Diabetes hormone discovery may one day eliminate need for insulin injections
NEW YORKA new diabetes discovery may one day help people with the disease avoid frequent insulin shots.
Scientists have identified a hormone, dubbed "betatrophin," that can sharply boost the number of cells that make insulin in mice.
The discovery may someday lead to a treatment for Type 2 diabetes, the most common form of the disease. People have their own version of this hormone, and the new work suggests that giving diabetics more of it might one remove the need to be treated with insulin injections.
"If this could be used in people," said study author Dr. Douglas Melton, in a press release, "it could eventually mean that instead of taking insulin injections three times a day, you might take an injection of this hormone once a week or once a month, or in the best case maybe even once a year."
That would give them better control of their blood sugar levels, said Melton, a professor at Harvard University's department of molecular and cellular biology.
His study was published April 25 in the journal Cell.
An estimated 371 million people worldwide have diabetes, in which insulin fails to control blood sugar levels. In the United States, an estimated 25.8 million people have the disease -- about 8.3 percent of the country, according to the American Diabetes Association.
High blood sugar can lead to other medical problems, including heart disease, stroke and damage to kidneys, eyes and the nervous system. At least 90 percent of diabetes is "Type 2," and some of those patients have to inject insulin.
Insulin is produced by beta cells in the pancreas. The researchers found when they made the liver in mice secrete more of the betatrophin hormone by inserting extra copies of a gene, the size of the beta cell population tripled in comparison to untreated mice. Tests indicated the new cells worked normally.
Melton said it's not known how the hormone works. Now the researchers want to create an injectable form that they can test on diabetic mice, he said. If all goes well, tests in people could follow fairly quickly.
Melton hopes the newly identified hormone might someday also help patients with the other form of diabetes -- Type 1 -- avoid insulin. He called that a "long shot" because of differences in the biology of that disease. Type 1 diabetes is an autoimmune disease, but Melton said the hormone might boost the number of beta cells when a patient is first diagnosed, slowing disease progression.
"I would like to tell you this discovery came from deep thinking and we knew we would find this, but it was more a bit of luck," explained Melton in the press release His primary research is in Type 1 diabetes, a disease both his son and daughter were diagnosed with. "We were just wondering what happens when an animal doesn't have enough insulin. We were lucky to find this new gene that had largely gone unnoticed before."
Experts unconnected with the work cautioned that other substances have shown similar effects on mouse cells but failed to work on human ones. Melton said this hormone stands out because its effect is unusually potent and confined to just the cells that make insulin.
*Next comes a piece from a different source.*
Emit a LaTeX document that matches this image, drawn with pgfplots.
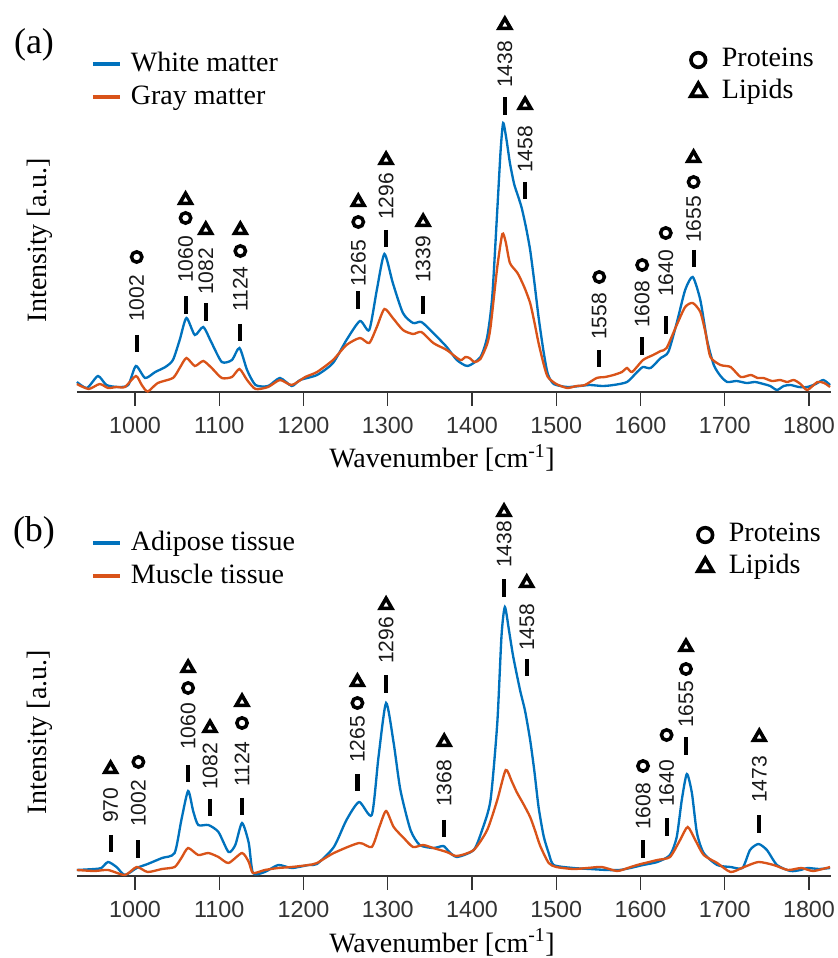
\documentclass[border=0pt]{standalone}
\usepackage{pgfplots}
\pgfplotsset{compat=1.18}
\usepackage{pgfplotstable}
\usepackage{fontspec}
\setmainfont{Liberation Serif}
\newfontfamily\arial{Liberation Sans}
\definecolor{mblue}{HTML}{0072BD}
\definecolor{morange}{HTML}{D95319}
\definecolor{axgray}{HTML}{333333}

\pgfplotstableread{
x y
931 10
943 4
956 16
966 7
980 5
992 7
1001 26
1012 14
1024 20
1036 25
1045 32
1053 52
1061 74
1071 57
1081 65
1091 49
1103 30
1115 32
1124 44
1133 22
1143 7
1158 6
1172 14
1186 6
1196 12
1216 17
1235 29
1251 52
1267 71
1278 62
1287 102
1296 138
1306 109
1318 79
1330 69
1340 70
1354 59
1370 45
1382 32
1395 26
1410 35
1418 55
1424 95
1430 182
1434 242
1437 269
1441 252
1445 229
1450 208
1455 195
1459 184
1464 165
1469 142
1474 110
1479 75
1485 40
1490 18
1497 8
1513 5
1528 6
1540 7
1555 6
1568 7
1584 10
1596 20
1603 25
1612 24
1624 34
1633 40
1643 69
1653 102
1662 115
1671 92
1679 52
1687 27
1695 16
1703 10
1714 11
1726 9
1736 10
1746 8
1754 6
1762 2
1770 6
1778 7
1788 5
1798 5
1808 8
1817 12
1825 7
}\wmdata

\pgfplotstableread{
x y
931 8
945 3
958 8
968 4
978 5
988 5
1001 16
1008 7
1015 0.5
1027 9
1045 14
1053 24
1061 34
1071 26
1081 31
1091 24
1103 14
1115 15
1124 23
1133 12
1143 3
1158 5
1172 12
1186 7
1202 15
1216 20
1235 32
1251 47
1267 54
1278 49
1287 65
1296 83
1306 74
1318 62
1330 58
1340 60
1354 49
1370 42
1386 32
1392 35
1397 34
1403 30
1410 33
1418 48
1422 65
1430 125
1436 158
1440 150
1445 129
1454 119
1462 105
1469 89
1474 70
1479 49
1485 28
1490 15
1500 8
1513 4
1524 6
1534 7
1548 14
1558 15
1568 17
1578 20
1584 24
1590 20
1603 32
1615 37
1624 41
1631 44
1643 67
1653 85
1662 89
1671 80
1677 60
1683 35
1695 27
1707 25
1719 15
1731 17
1739 14
1746 14
1756 11
1766 12
1774 10
1782 12
1790 8
1798 2
1810 10
1818 9
1825 5
}\gmdata

\pgfplotstableread{
x y
931 6
952 7
960 8
968 14
978 9
988 1
1002 8
1015 12
1032 18
1047 23
1055 56
1063 85
1069 65
1075 51
1087 51
1099 44
1111 24
1119 31
1127 53
1135 33
1140 3
1154 4
1170 11
1186 8
1206 11
1216 12
1236 29
1251 56
1266 74
1281 61
1289 119
1298 173
1307 133
1315 86
1327 46
1338 31
1354 28
1366 30
1372 25
1382 19
1402 26
1412 46
1422 76
1430 153
1435 240
1439 269
1444 245
1449 219
1457 186
1463 165
1469 136
1474 105
1479 69
1485 40
1491 23
1497 11
1520 8
1540 7
1560 6
1575 6
1588 8
1603 11
1620 14
1635 21
1643 39
1649 76
1655 102
1661 83
1667 43
1675 23
1691 11
1707 9
1721 8
1730 26
1740 32
1750 26
1762 11
1778 5
1790 6
1798 8
1812 7
1825 8
}\adidata

\pgfplotstableread{
x y
931 6
952 5
968 6
988 1
1002 9
1015 4
1032 7
1047 9
1055 18
1063 28
1075 21
1087 23
1099 19
1111 13
1127 23
1135 14
1140 3
1154 6
1170 8
1186 9
1206 11
1216 13
1236 23
1266 33
1281 29
1290 49
1298 65
1307 49
1319 38
1330 29
1342 31
1354 28
1370 24
1382 20
1402 26
1418 46
1430 76
1440 106
1447 95
1453 84
1461 72
1469 59
1475 45
1481 30
1491 13
1500 9
1520 7
1537 8
1554 9
1572 5
1585 8
1596 11
1620 16
1635 19
1647 36
1656 49
1665 36
1675 21
1691 13
1707 4
1723 9
1740 14
1758 11
1775 6
1791 8
1805 5
1825 9
}\musdata

\pgfplotstableread{
name x bar lab circ tri
1002 1002 48.5 70 135 nan
1060 1060 87 109 174 192
1082 1084 80 97 nan 162
1124 1125 59.5 80 141 162
1265 1265 92 105 170 190
1296 1298 153.5 172 nan 232
1339 1342 87 109 nan 170
1438 1439 286 304 nan 367
1458 1463 201.5 219 nan 287
1558 1551 33.5 52 115 nan
1608 1602 46 64 127 nan
1640 1630 67 95 159 nan
1655 1663 133.5 149 210 234
}\annA

\pgfplotstableread{
name x bar lab circ tri
970 971 32.5 53 nan 107
1002 1004 27 49 114 nan
1060 1063 102.5 126 188 208
1082 1089 68.5 86 nan 148
1124 1127 69.5 89 153 174
1265 1264 93.5 113 173 194
1296 1298 192 212 nan 271
1368 1367 47.5 69 nan 134
1438 1438 288 308 nan 364
1458 1465 208.5 225 nan 293
1608 1603 27 46 110 nan
1640 1631 49 69 141 nan
1655 1654 130 148 207 229
1473 1741 52 73 nan 139
}\annB

\pgfplotsset{
  spec/.style={
    scale only axis, width=565.5pt, height=285pt,
    xmin=931, xmax=1826, ymin=0, ymax=380,
    axis x line=bottom, axis y line=none,
    axis line style={-, draw=axgray, line width=0.9pt},
    xtick={1000,1100,1200,1300,1400,1500,1600,1700,1800},
    xticklabels={1000,1100,1200,1300,1400,1500,1600,1700,1800},
    xtick align=outside, major tick length=10.5pt,
    tick style={draw=axgray, line width=0.9pt},
    xticklabel style={font=\arial\fontsize{17.5}{20}\selectfont, text=axgray, yshift=-4.7pt},
    ytick=\empty, clip=false,
  },
  hid/.style={
    scale only axis, width=565.5pt, height=285pt,
    xmin=931, xmax=1826, ymin=0, ymax=380, hide axis, clip=false,
  },
  serleg/.style={
    legend style={draw=none, fill=none, inner sep=0pt, outer sep=0pt,
      row sep=0pt, column sep=0pt,
      font=\fontsize{21}{25}\selectfont,
      nodes={inner sep=0pt, text height=16pt, text depth=8.75pt, anchor=base west}},
    legend cell align=left,
    legend image code/.code={\draw[##1, line width=2.6pt] (0pt,5.8pt) -- (20.25pt,5.8pt); \path (0pt,0pt) (27.75pt,0pt);},
  },
  markleg/.style={
    legend style={draw=none, fill=none, inner sep=0pt, outer sep=0pt,
      row sep=0pt, column sep=0pt,
      font=\fontsize{21}{25}\selectfont,
      nodes={inner sep=0pt, text height=16pt, text depth=8pt, anchor=base west}},
    legend cell align=left,
    legend image code/.code={\draw[##1] plot coordinates {(7pt,4.5pt)}; \path (0pt,0pt) (24.5pt,0pt);},
  },
}

\newcommand{\drawann}[1]{%
  \addplot[only marks, mark=|, mark size=6.4pt, mark options={line width=3.1pt, black}] table[x=x, y=bar] {#1};
  \addplot[only marks, mark=o, mark size=3.9pt, mark options={line width=2.6pt, black}] table[x=x, y=circ] {#1};
  \addplot[only marks, mark=triangle, mark size=5pt, mark options={line width=2.7pt, black, line join=miter}] table[x=x, y=tri] {#1};
  \addplot[draw=none, mark=none, nodes near coords, point meta=explicit symbolic,
    nodes near coords align={anchor=west},
    every node near coord/.style={rotate=90, anchor=west, inner sep=0pt, font=\arial\fontsize{15.8}{18}\selectfont, text=black!90}]
    table[x=x, y=lab, meta=name] {#1};
}

\begin{document}
\begin{tikzpicture}
\useasboundingbox (0,0) rectangle (628.5pt,718.5pt);

% ---------------- panel (a)
\begin{axis}[spec, serleg, at={(57.675pt,424.5pt)}, anchor=south west,
  legend style={at={(axis cs:947.8,341.6)}, anchor=north west}]
\addplot[mblue, line width=1.75pt, smooth, tension=0.4] table[x=x,y=y] {\wmdata};
\addlegendentry{White matter}
\addplot[morange, line width=1.75pt, smooth, tension=0.4] table[x=x,y=y] {\gmdata};
\addlegendentry{Gray matter}
\drawann{\annA}
\end{axis}
\begin{axis}[hid, markleg, at={(57.675pt,424.5pt)}, anchor=south west,
  legend style={at={(axis cs:1657.2,347.3)}, anchor=north west}]
\addlegendimage{only marks, mark=o, mark size=5.5pt, mark options={line width=2.7pt, black}}
\addlegendentry{Proteins}
\addlegendimage{only marks, mark=triangle, mark size=6.5pt, mark options={line width=2.8pt, black, line join=miter}}
\addlegendentry{Lipids}
\end{axis}

% ---------------- panel (b)
\begin{axis}[spec, serleg, at={(57.675pt,61.5pt)}, anchor=south west,
  legend style={at={(axis cs:947.8,346.6)}, anchor=north west}]
\addplot[mblue, line width=1.75pt, smooth, tension=0.4] table[x=x,y=y] {\adidata};
\addlegendentry{Adipose tissue}
\addplot[morange, line width=1.75pt, smooth, tension=0.4] table[x=x,y=y] {\musdata};
\addlegendentry{Muscle tissue}
\drawann{\annB}
\end{axis}
\begin{axis}[hid, markleg, at={(57.675pt,61.5pt)}, anchor=south west,
  legend style={at={(axis cs:1665.5,356.3)}, anchor=north west}]
\addlegendimage{only marks, mark=o, mark size=5.5pt, mark options={line width=2.7pt, black}}
\addlegendentry{Proteins}
\addlegendimage{only marks, mark=triangle, mark size=6.5pt, mark options={line width=2.8pt, black, line join=miter}}
\addlegendentry{Lipids}
\end{axis}

% ---------------- texts
\node[font=\fontsize{27}{30}\selectfont] at (25.5pt,684.75pt) {(a)};
\node[font=\fontsize{27}{30}\selectfont] at (25.5pt,318.75pt) {(b)};
\node[rotate=90, font=\fontsize{21}{25}\selectfont] at (30pt,538.5pt) {Intensity [a.u.]};
\node[rotate=90, font=\fontsize{21}{25}\selectfont] at (30pt,169.5pt) {Intensity [a.u.]};
\node[anchor=base, font=\fontsize{21}{25}\selectfont] at (331.5pt,367.5pt) {Wavenumber [cm\textsuperscript{-1}]};
\node[anchor=base, font=\fontsize{21}{25}\selectfont] at (331.5pt,4.5pt) {Wavenumber [cm\textsuperscript{-1}]};
\end{tikzpicture}
\end{document}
John Anderson, president of medicine and science for the American Diabetes Association, told Bloomberg there are many questions that need to be answered before the hormone can be used as a drug.
"Does it work in humans and does it work for a long time in humans?" he said. "Does it suffer from the same kind of burnout that other medications suffer from?"
Dr. Peter Butler, a diabetes researcher at the University of California, Los Angeles, who had no role in the new work, cautioned in an email that no evidence has been presented yet to show that the hormone will make human beta cells proliferate.
But Philip diIorio, of the University of Massachusetts Medical School in Worcester, said he found the work to be "quite promising" because it offers new leads for research, and that it might someday help in building supplies of human beta cells in a lab for transplant into patients.